The BCRP outputs provide useful evidence to inform these stages.  Key themes identified in the research include:

  • Being clear about describing accurately the children and young people who are the focus of the needs analysis
  • Being clear about identifying the number of children and young people
    • How their needs may change over time
    • Using evidence of prevalence and associated factors that influence predicted need
    • Understanding issues arising from the interface and over-lap between SLCN and other categories such as Autistic Spectrum Disorders (ASD) and Behavioural, Emotional and Social Difficulties (BESD)


Defining the target population

One of the first key findings of the BCRP was that there is need to review the current SEN category of SLCN due to the significant variation in what the term ‘SLCN’ means to different groups of professionals and in different policy areas.  

This is discussed in thematic report BCRP 4 ‘Understanding speech, language and communication needs: Profiles of need and provision’ (2012)14.


The term SLCN has become commonly used over the past decade as an umbrella term for all speech, language and communication needs. This is the case both within the speech and language therapy profession15 and subsequently in the Bercow Review and Better Communication Action Plan16 , 17 as well as the through the work of the Communication Champion and during the Hello campaign in the national year of communication18.

The SEN category ‘SLCN’ in an educational context refers specifically to children and young people whose primary learning need has been identified as being speech, language and communication.  In the SEND reforms, the SEN term SLCN sits within an umbrella term of Communication and Interaction, alongside ASD. The number of children with a primary need of SLCN will represent only a small proportion of those who require support for speech, language and communication. 

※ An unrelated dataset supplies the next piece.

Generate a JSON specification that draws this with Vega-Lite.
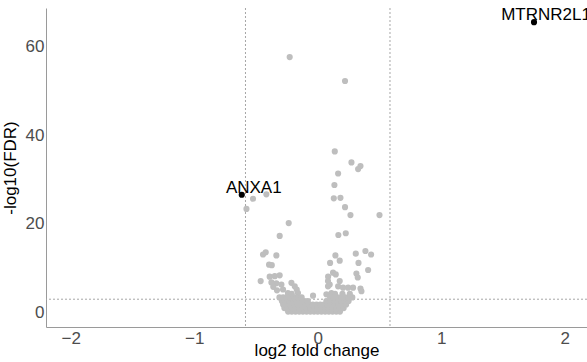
{
  "$schema": "https://vega.github.io/schema/vega-lite/v6.json",
  "width": 541,
  "height": 319,
  "autosize": {"type": "none"},
  "padding": {"left": 46, "top": 8, "right": 0, "bottom": 35},
  "background": "white",
  "config": {
    "view": {"stroke": null},
    "font": "Liberation Sans",
    "axis": {"grid": false, "ticks": false, "domainColor": "#9a9a9a", "domainWidth": 1, "labelColor": "#4d4d4d", "labelFontSize": 17, "titleFontSize": 17, "titleFontWeight": "normal", "titleColor": "#000000", "labelFont": "Liberation Sans", "titleFont": "Liberation Sans"}
  },
  "datasets": {
    "genes": [
      {"lfc": -0.227, "nlp": 57.7, "gene": ""}, {"lfc": 0.221, "nlp": 52.3, "gene": ""},
      {"lfc": -0.524, "nlp": 25.7, "gene": ""}, {"lfc": -0.416, "nlp": 26.7, "gene": ""}, {"lfc": -0.577, "nlp": 23.4, "gene": ""}, {"lfc": -0.235, "nlp": 20.2, "gene": ""}, {"lfc": -0.308, "nlp": 17.3, "gene": ""},
      {"lfc": 0.138, "nlp": 36.4, "gene": ""}, {"lfc": 0.273, "nlp": 33.9, "gene": ""}, {"lfc": 0.346, "nlp": 33.1, "gene": ""}, {"lfc": 0.327, "nlp": 32.4, "gene": ""}, {"lfc": 0.165, "nlp": 31.4, "gene": ""}, {"lfc": 0.135, "nlp": 28.8, "gene": ""}, {"lfc": 0.130, "nlp": 25.8, "gene": ""}, {"lfc": 0.184, "nlp": 25.9, "gene": ""}, {"lfc": 0.221, "nlp": 23.8, "gene": ""}, {"lfc": 0.265, "nlp": 22.0, "gene": ""}, {"lfc": 0.50, "nlp": 22.0, "gene": ""}, {"lfc": 0.167, "nlp": 17.5, "gene": ""}, {"lfc": 0.227, "nlp": 17.9, "gene": ""}, {"lfc": 0.386, "nlp": 13.9, "gene": ""}, {"lfc": 0.432, "nlp": 13.1, "gene": ""}, {"lfc": 0.308, "nlp": 13.3, "gene": ""}, {"lfc": 0.143, "nlp": 12.9, "gene": ""}, {"lfc": 0.178, "nlp": 11.7, "gene": ""}, {"lfc": 0.10, "nlp": 11.2, "gene": ""}, {"lfc": 0.33, "nlp": 11.2, "gene": ""}, {"lfc": 0.408, "nlp": 9.6, "gene": ""}, {"lfc": 0.313, "nlp": 8.8, "gene": ""}, {"lfc": 0.324, "nlp": 7.9, "gene": ""}, {"lfc": 0.124, "nlp": 9.0, "gene": ""}, {"lfc": 0.084, "nlp": 8.1, "gene": ""}, {"lfc": 0.146, "nlp": 8.6, "gene": ""}, {"lfc": 0.097, "nlp": 6.3, "gene": ""}, {"lfc": 0.111, "nlp": 4.4, "gene": ""}, {"lfc": 0.07, "nlp": 4.1, "gene": ""}, {"lfc": -0.038, "nlp": 3.8, "gene": ""}, {"lfc": 0.205, "nlp": 5.6, "gene": ""}, {"lfc": 0.246, "nlp": 5.6, "gene": ""}, {"lfc": 0.286, "nlp": 5.6, "gene": ""}, {"lfc": 0.346, "nlp": 5.4, "gene": ""}, {"lfc": 0.354, "nlp": 4.8, "gene": ""}, {"lfc": 0.165, "nlp": 5.9, "gene": ""}, {"lfc": 0.178, "nlp": 7.1, "gene": ""}, {"lfc": 0.083, "nlp": 7.1, "gene": ""}, {"lfc": 0.083, "nlp": 5.9, "gene": ""},
      {"lfc": -0.443, "nlp": 13.1, "gene": ""}, {"lfc": -0.421, "nlp": 13.6, "gene": ""}, {"lfc": -0.335, "nlp": 12.9, "gene": ""}, {"lfc": -0.394, "nlp": 10.8, "gene": ""}, {"lfc": -0.372, "nlp": 10.7, "gene": ""}, {"lfc": -0.462, "nlp": 7.1, "gene": ""}, {"lfc": -0.389, "nlp": 8.1, "gene": ""}, {"lfc": -0.348, "nlp": 8.2, "gene": ""}, {"lfc": -0.308, "nlp": 8.4, "gene": ""}, {"lfc": -0.375, "nlp": 6.8, "gene": ""}, {"lfc": -0.335, "nlp": 6.6, "gene": ""}, {"lfc": -0.294, "nlp": 6.3, "gene": ""}, {"lfc": -0.213, "nlp": 6.7, "gene": ""}, {"lfc": -0.186, "nlp": 5.9, "gene": ""}, {"lfc": -0.281, "nlp": 5.2, "gene": ""}, {"lfc": -0.241, "nlp": 4.4, "gene": ""}, {"lfc": -0.17, "nlp": 5.2, "gene": ""}, {"lfc": -0.16, "nlp": 4.4, "gene": ""}, {"lfc": -0.33, "nlp": 5.0, "gene": ""}, {"lfc": -0.36, "nlp": 5.8, "gene": ""},
      {"lfc": -0.24, "nlp": 0.2, "gene": ""}, {"lfc": -0.21, "nlp": 0.2, "gene": ""}, {"lfc": -0.18, "nlp": 0.2, "gene": ""}, {"lfc": -0.15, "nlp": 0.2, "gene": ""}, {"lfc": -0.12, "nlp": 0.2, "gene": ""}, {"lfc": -0.09, "nlp": 0.2, "gene": ""}, {"lfc": -0.06, "nlp": 0.2, "gene": ""}, {"lfc": -0.03, "nlp": 0.2, "gene": ""}, {"lfc": 0.0, "nlp": 0.2, "gene": ""}, {"lfc": 0.03, "nlp": 0.2, "gene": ""}, {"lfc": 0.06, "nlp": 0.2, "gene": ""}, {"lfc": 0.09, "nlp": 0.2, "gene": ""}, {"lfc": 0.12, "nlp": 0.2, "gene": ""}, {"lfc": 0.15, "nlp": 0.2, "gene": ""}, {"lfc": 0.18, "nlp": 0.2, "gene": ""},
      {"lfc": -0.27, "nlp": 1.0, "gene": ""}, {"lfc": -0.24, "nlp": 1.0, "gene": ""}, {"lfc": -0.21, "nlp": 1.0, "gene": ""}, {"lfc": -0.18, "nlp": 1.0, "gene": ""}, {"lfc": -0.15, "nlp": 1.0, "gene": ""}, {"lfc": -0.12, "nlp": 1.0, "gene": ""}, {"lfc": -0.09, "nlp": 1.0, "gene": ""}, {"lfc": -0.06, "nlp": 1.0, "gene": ""}, {"lfc": -0.03, "nlp": 1.0, "gene": ""}, {"lfc": 0.0, "nlp": 1.0, "gene": ""}, {"lfc": 0.03, "nlp": 1.0, "gene": ""}, {"lfc": 0.06, "nlp": 1.0, "gene": ""}, {"lfc": 0.09, "nlp": 1.0, "gene": ""}, {"lfc": 0.12, "nlp": 1.0, "gene": ""}, {"lfc": 0.15, "nlp": 1.0, "gene": ""}, {"lfc": 0.18, "nlp": 1.0, "gene": ""}, {"lfc": 0.21, "nlp": 1.0, "gene": ""},
      {"lfc": -0.28, "nlp": 1.8, "gene": ""}, {"lfc": -0.25, "nlp": 1.8, "gene": ""}, {"lfc": -0.22, "nlp": 1.8, "gene": ""}, {"lfc": -0.19, "nlp": 1.8, "gene": ""}, {"lfc": -0.16, "nlp": 1.8, "gene": ""}, {"lfc": -0.13, "nlp": 1.8, "gene": ""}, {"lfc": -0.10, "nlp": 1.8, "gene": ""}, {"lfc": -0.07, "nlp": 1.8, "gene": ""}, {"lfc": -0.04, "nlp": 1.8, "gene": ""}, {"lfc": -0.01, "nlp": 1.8, "gene": ""}, {"lfc": 0.02, "nlp": 1.8, "gene": ""}, {"lfc": 0.05, "nlp": 1.8, "gene": ""}, {"lfc": 0.08, "nlp": 1.8, "gene": ""}, {"lfc": 0.11, "nlp": 1.8, "gene": ""}, {"lfc": 0.14, "nlp": 1.8, "gene": ""}, {"lfc": 0.17, "nlp": 1.8, "gene": ""}, {"lfc": 0.20, "nlp": 1.8, "gene": ""}, {"lfc": 0.23, "nlp": 1.8, "gene": ""},
      {"lfc": -0.29, "nlp": 2.6, "gene": ""}, {"lfc": -0.26, "nlp": 2.6, "gene": ""}, {"lfc": -0.23, "nlp": 2.6, "gene": ""}, {"lfc": -0.20, "nlp": 2.6, "gene": ""}, {"lfc": -0.17, "nlp": 2.6, "gene": ""}, {"lfc": -0.14, "nlp": 2.6, "gene": ""}, {"lfc": -0.11, "nlp": 2.6, "gene": ""}, {"lfc": -0.08, "nlp": 2.6, "gene": ""}, {"lfc": 0.07, "nlp": 2.6, "gene": ""}, {"lfc": 0.10, "nlp": 2.6, "gene": ""}, {"lfc": 0.13, "nlp": 2.6, "gene": ""}, {"lfc": 0.16, "nlp": 2.6, "gene": ""}, {"lfc": 0.19, "nlp": 2.6, "gene": ""}, {"lfc": 0.22, "nlp": 2.6, "gene": ""}, {"lfc": 0.25, "nlp": 2.6, "gene": ""},
      {"lfc": -0.31, "nlp": 3.4, "gene": ""}, {"lfc": -0.28, "nlp": 3.4, "gene": ""}, {"lfc": -0.25, "nlp": 3.4, "gene": ""}, {"lfc": -0.22, "nlp": 3.4, "gene": ""}, {"lfc": -0.19, "nlp": 3.4, "gene": ""}, {"lfc": -0.16, "nlp": 3.4, "gene": ""}, {"lfc": -0.13, "nlp": 3.4, "gene": ""}, {"lfc": 0.10, "nlp": 3.4, "gene": ""}, {"lfc": 0.13, "nlp": 3.4, "gene": ""}, {"lfc": 0.16, "nlp": 3.4, "gene": ""}, {"lfc": 0.19, "nlp": 3.4, "gene": ""}, {"lfc": 0.22, "nlp": 3.4, "gene": ""}, {"lfc": 0.25, "nlp": 3.4, "gene": ""}, {"lfc": 0.28, "nlp": 3.4, "gene": ""},
      {"lfc": -0.24, "nlp": 4.2, "gene": ""}, {"lfc": -0.21, "nlp": 4.2, "gene": ""}, {"lfc": 0.14, "nlp": 4.2, "gene": ""}, {"lfc": 0.20, "nlp": 4.2, "gene": ""}, {"lfc": 0.26, "nlp": 4.2, "gene": ""},
      {"lfc": 1.751, "nlp": 65.6, "gene": "MTRNR2L1"},
      {"lfc": -0.615, "nlp": 26.6, "gene": "ANXA1"}
    ]
  },
  "data": {"name": "genes"},
  "encoding": {
    "x": {"field": "lfc", "type": "quantitative", "scale": {"domain": [-2.2, 2.18], "nice": false, "zero": false}, "axis": {"values": [-2, -1, 0, 1, 2], "title": "log2 fold change", "labelPadding": 3, "titlePadding": -4}},
    "y": {"field": "nlp", "type": "quantitative", "scale": {"domain": [-3.28, 68.8], "nice": false, "zero": false}, "axis": {"values": [0, 20, 40, 60], "title": "-log10(FDR)", "labelPadding": 2, "titlePadding": 6}}
  },
  "layer": [
    {
      "data": {"values": [{"v": -0.585}, {"v": 0.585}]},
      "mark": {"type": "rule", "color": "#a6a6a6", "strokeDash": [2, 2], "strokeWidth": 1},
      "encoding": {"x": {"field": "v", "type": "quantitative"}, "y": null}
    },
    {
      "data": {"values": [{"h": 3}]},
      "mark": {"type": "rule", "color": "#a6a6a6", "strokeDash": [2, 2], "strokeWidth": 1},
      "encoding": {"y": {"field": "h", "type": "quantitative"}, "x": null}
    },
    {
      "transform": [{"filter": "datum.gene == ''"}],
      "mark": {"type": "circle", "color": "#bebebe", "opacity": 1, "size": 38}
    },
    {
      "transform": [{"filter": "datum.gene != ''"}],
      "mark": {"type": "circle", "color": "#000000", "opacity": 1, "size": 38}
    },
    {
      "transform": [{"filter": "datum.gene != ''"}],
      "mark": {"type": "text", "fontSize": 17, "color": "#000000", "align": "center", "baseline": "alphabetic", "dx": 12, "dy": -2},
      "encoding": {"text": {"field": "gene"}}
    }
  ]
}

The majority of pupils with SEN have some degree of SLCN; for example, those with primary need of ASD, Hearing Impairment, and some children with a primary need described as moderate learning disability, profound and multiple learning need or physical disability will also require provision to be commissioned from speech and language therapy and other services which support SLCN.

The difficulty with the diagnostic categorisation currently in place as part of the SEN system is that it complicates the analysis of overall speech, language and communication need within a population.